Drama on Abortion Deftly Balances Debate

FILM REVIEW

GARY BENNETT, the writer and director of "Rain Without Thunder," has followed an unusual pathway to the filmmaking world.

Although he took film-related courses in college, according to production information for his new movie, he majored in political science and later received graduate degrees in law and social welfare. But his interest in cinema stayed with him, and while practicing copyright and business law in New York he went to filmmaking courses in his spare time. Over the past few years, he has written and directed three short movies and helped run a theater and television studio.

The release of "Rain Without Thunder," a full-length picture with an impressive cast, makes Mr. Bennett an auteur at last - but hardly a conventional one, since this is hardly a conventional film.

For one thing, it tackles the sort of controversial subject - the moral and constitutional debate over abortion rights - that movies with box-office hopes normally do their best to avoid. For another, it has an offbeat structure that some spectators will find invigorating but others will find peculiar or even dull. Virtually the whole story is presented through a series of interviews with fictional characters, who discuss their experiences and ideas but rarely engage in anything resembling direct action on the screen.

The central characters of the story, which takes place in the year 2042, are a mother and daughter who have been convicted of murder under the Unborn Child Kidnapping Act, a law meant to keep wealthy women from evading anti-abortion laws by going to other countries. Now in a New York prison, the women discuss their case with a reporter who also interviews a number of other people involved with the abortion issue, from law-enforcement officials to civil-rights activists.

Although the message of "Rain Without Thunder" supports women's rights and reproductive freedom, Bennett's screenplay is wide-ranging enough to present different perspectives on the topics it raises, and some of them are surprising.

It suggests, for instance, that a statute like the "fetal kidnapping" law might be passed in the future not as a right-wing fiat, but as a civil-rights measure with wide support - since it could claim to promote equality by eliminating an option (the ability to travel to countries where abortion is legal) that is not available to poor and disadvantaged women.

Also interesting is the way certain performances in "Rain Without Thunder" give a compelling glow not only to specific characters but to the ideas those characters espouse.

The brilliant actor Austin Pendleton, who plays an outspoken Roman Catholic priest, is the best example of this. His acting is so vividly and passionately real that his character's anti-abortion views take on a resonance as absorbing and memorable as anything else in the movie, even though the film's own opinions are very different.

Others in the cast include Jeff Daniels as the attorney who lost the case that landed the "kidnappers" in jail; Frederic Forrest as the warden of the "facility for defendant mothers" where they are incarcerated; Linda Hunt as the leader of a feminist organization that's too moderate to press for abortion rights; Graham Greene as a scholar who argues that the very notion of a women's movement is a contradiction in terms; and Betty Buckley as the mother who helped her daughter seek the abortion that touche d off so many unforeseen events.

`RAIN Without Thunder" has problems that even this excellent cast can't overcome.
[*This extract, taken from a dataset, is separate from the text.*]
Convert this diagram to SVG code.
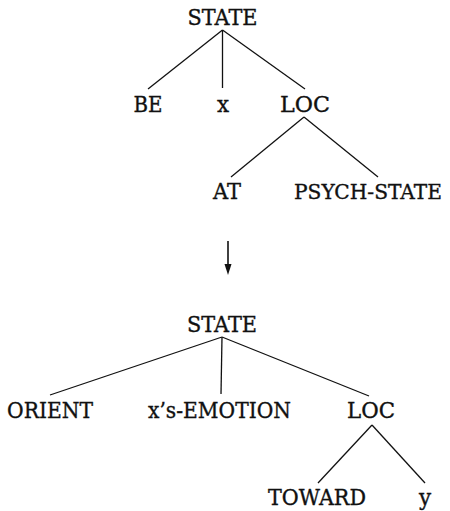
<svg xmlns="http://www.w3.org/2000/svg" width="450" height="511" viewBox="0 0 450 511">
<style>
.t{font-family:"DejaVu Serif",serif;font-size:21.5px;fill:#111;stroke:#111;stroke-width:0.35;text-anchor:middle}
line{stroke:#111;stroke-width:1.3}
</style>
<rect width="450" height="511" fill="#fff"/>
<g id="connectors">
<line x1="222.5" y1="30" x2="148" y2="89"/>
<line x1="222.5" y1="30" x2="222.5" y2="88"/>
<line x1="222.5" y1="30" x2="305" y2="89"/>
<line x1="304" y1="117" x2="231" y2="177"/>
<line x1="304" y1="117" x2="378" y2="177"/>
<line x1="228" y1="241" x2="228" y2="266" style="stroke-width:1.6"/>
<path d="M224.5,264 L231.5,264 L228,275 Z" fill="#111"/>
<line x1="222" y1="337" x2="50" y2="395"/>
<line x1="222" y1="337" x2="221" y2="394"/>
<line x1="222" y1="337" x2="369" y2="396"/>
<line x1="372" y1="425" x2="318" y2="483"/>
<line x1="372" y1="425" x2="425" y2="483"/>
</g>
<g id="state1"><text class="t" x="222.5" y="25" textLength="70" lengthAdjust="spacingAndGlyphs">STATE</text></g>
<g id="be"><text class="t" x="148" y="112" textLength="29" lengthAdjust="spacingAndGlyphs">BE</text></g>
<g id="x"><text class="t" x="223" y="112">x</text></g>
<g id="loc1"><text class="t" x="305" y="112" textLength="50" lengthAdjust="spacingAndGlyphs">LOC</text></g>
<g id="at"><text class="t" x="227" y="199" textLength="28" lengthAdjust="spacingAndGlyphs">AT</text></g>
<g id="psych-state"><text class="t" x="368" y="199" style="font-size:19.5px" textLength="148" lengthAdjust="spacingAndGlyphs">PSYCH-STATE</text></g>
<g id="state2"><text class="t" x="222" y="332" textLength="70" lengthAdjust="spacingAndGlyphs">STATE</text></g>
<g id="orient"><text class="t" x="50" y="418" textLength="86" lengthAdjust="spacingAndGlyphs">ORIENT</text></g>
<g id="emotion"><text class="t" x="219.5" y="418" textLength="143" lengthAdjust="spacingAndGlyphs">x’s-EMOTION</text></g>
<g id="loc2"><text class="t" x="371" y="418" textLength="48" lengthAdjust="spacingAndGlyphs">LOC</text></g>
<g id="toward"><text class="t" x="317" y="505" textLength="98" lengthAdjust="spacingAndGlyphs">TOWARD</text></g>
<g id="y"><text class="t" x="425" y="505">y</text></g>
</svg>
Its visual style seems static next to the liveliness of its verbal content, and its determination to touch a whole spectrum of social issues - including racism, gender discrimination, and the need for penal reform - makes it too ambitious for its talking-head format to handle comfortably.

It is a thoughtful movie, though, and it will set audiences thinking even if it changes few people's minds. Whether one is stimulated or fatigued by its torrent of words, it certainly can't be accused of selling out its ideas for the sake of selling tickets, as so many films today are willing to do.

*`Rain Without Thunder' is rated PG-13 for its basic theme. It contains graphic discussions of abortion and related issues, and includes unpleasant images of prison life as well as a disturbing dream sequence.